Smeby swung the car door open and gestured for Kendrick to get in. Kendrick stared back at him, his expression wary.
“Mr Draeger is in the fucking car, Gallmon. I’m not trying anything.”
Kendrick bent down and looked inside. Draeger was indeed in the car, sitting back on a long couch that took up a large amount of space within the vehicle. With considerable misgivings, Kendrick climbed in.
Smeby slid in after Kendrick and took a seat beside him, both of them facing towards Draeger. The car had no manual control and therefore lacked a driver’s seat, which allowed them extra room.
Draeger leaned forward. “Mr Gallmon, I’m a fair-minded man. I’m as fascinated as you are by what’s happening far above our heads.”
“You should have become a Labrat yourself, then,” said Kendrick. “But maybe you wouldn’t have liked it so much.”
“Oh no, I would have,” Draeger replied. “I have a disease of the nervous system. Neurological damage in the womb that affected millions of unborn children, a by-product of the environmental excesses of previous generations. The nanotechnology that created your augmentations would kill me within hours. It’s an irony that I therefore can’t get to see the Promised Land that it seems so many of you have already glimpsed.”
“The experiment that Sieracki carried out on me and three others,” Kendrick replied. “That’s why you’re so interested in me, isn’t it?”
“I already warned you that the Archimedes is a privately owned vessel,” Draeger continued, ignoring him. “Any attempt to land there constitutes trespassing. The offshore launch facility you’re using is extremely vulnerable to attack. You should remember that.”
“Fu
ck you. Just don’t you threaten me—”
“The danger isn’t from me, Mr Gallmon. It’s from Los Muertos. They are as aware of your plans as I am. I’m offering your friends my protection.”
“Your protection?” Kendrick laughed. “They need someone to protect them from you.”
“It’s a sincere offer. It would be very stupid of you not to take it seriously.”
Kendrick gazed soberly at Draeger. He didn’t doubt his sincerity at all. Rather, it was what the man didn’t say that worried him.
“Taking an offer like that seriously is one thing. It’s not the same as agreeing to it.”
“I can help Caroline Vincenzo.”
Kendrick was thunderstruck. “She doesn’t need your help,” he said numbly. How did Draeger know?
“You might be interested to learn that she visited a Labrat-friendly clinic in Glasgow. Friendly enough not to contact the police and inform them of her visit. Nonetheless, we managed to obtain certain records, which show that the rogue growths in her body are accelerating rapidly. She may not live long enough to survive the trip to the Archimedes.
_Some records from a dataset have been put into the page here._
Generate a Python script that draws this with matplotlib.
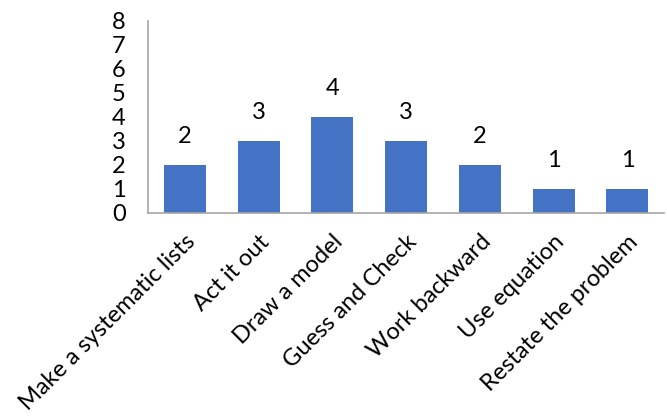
import matplotlib
matplotlib.use("Agg")
import matplotlib.pyplot as plt
import numpy as np

categories = ["Make a systematic lists", "Act it out", "Draw a model", "Guess and Check",
              "Work backward", "Use equation", "Restate the problem"]
counts = [2, 3, 4, 3, 2, 1, 1]

plt.rcParams['font.family'] = ['Lato', 'DejaVu Sans']

fig = plt.figure(figsize=(6.67, 4.16), dpi=100)
ax = fig.add_axes([0.222, 0.488, 0.774, 0.462])

x = np.arange(len(categories))
bars = ax.bar(x, counts, width=0.57, color="#4472C4")
for xi, v in zip(x, counts):
    ax.text(xi, v + 0.75, str(v), ha="center", va="bottom", fontsize=17, color="black")

ax.set_xlim(-0.5, len(categories) - 0.5)
ax.set_ylim(0, 8)
ax.set_yticks(range(0, 9))
ax.tick_params(axis="y", length=0, labelsize=17, pad=16)
ax.set_xticks(x)
ax.set_xticklabels(categories, rotation=45, ha="right", rotation_mode="anchor", fontsize=17)
ax.tick_params(axis="x", length=0, pad=13)

for s in ["top", "right"]:
    ax.spines[s].set_visible(False)
for s in ["left", "bottom"]:
    ax.spines[s].set_color("#A6A6A6")
    ax.spines[s].set_linewidth(1.2)

fig.savefig("out.png", dpi=100)
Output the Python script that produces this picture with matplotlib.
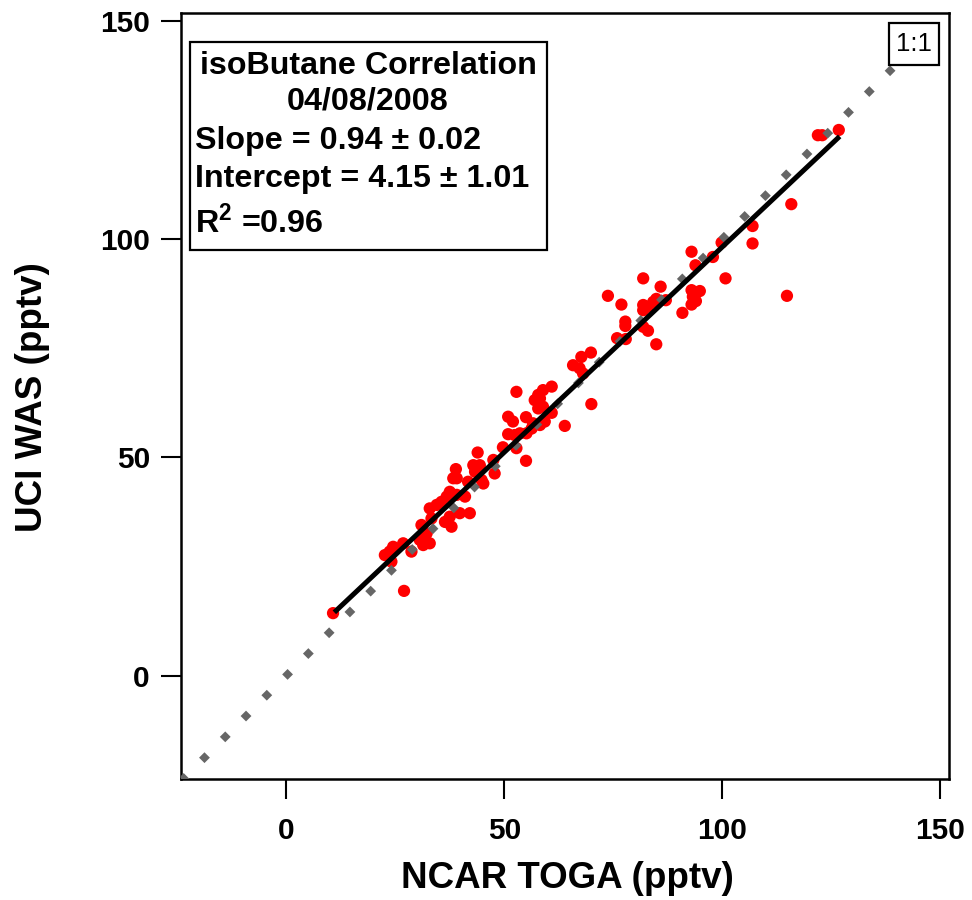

But I can help her.”
“In return for my cooperation?”
Draeger smiled gently. It wasn’t the smile of a winner, of someone who believed they held the upper hand. Rather, it was the smile of someone who believed completely in the rightness of what they were saying and doing. Someone who was waiting for the rest of the world to recognize the logic of their actions. It was the smile of a madman.
“Is that why all those men are out there? In case I don’t agree to cooperate?”
“I don’t need to coerce you, Mr Gallmon. Once you reach the launch facility you’ll have no choice but to cooperate. Without my help, you won’t get even a hundred feet into the air.”
“That’s a threat?”
“It’s an observation.”
“Why me, Draeger? Why not try and persuade Buddy or any of the others?”
“None of them are as important as you. Surely you understand that now? The growths within your body have the greatest affinity with the nanite intelligences on board the Archimedes. And now you have been blessed with gifts from the intelligences still residing within the Maze, which will grant you access to the space habitat concerned.”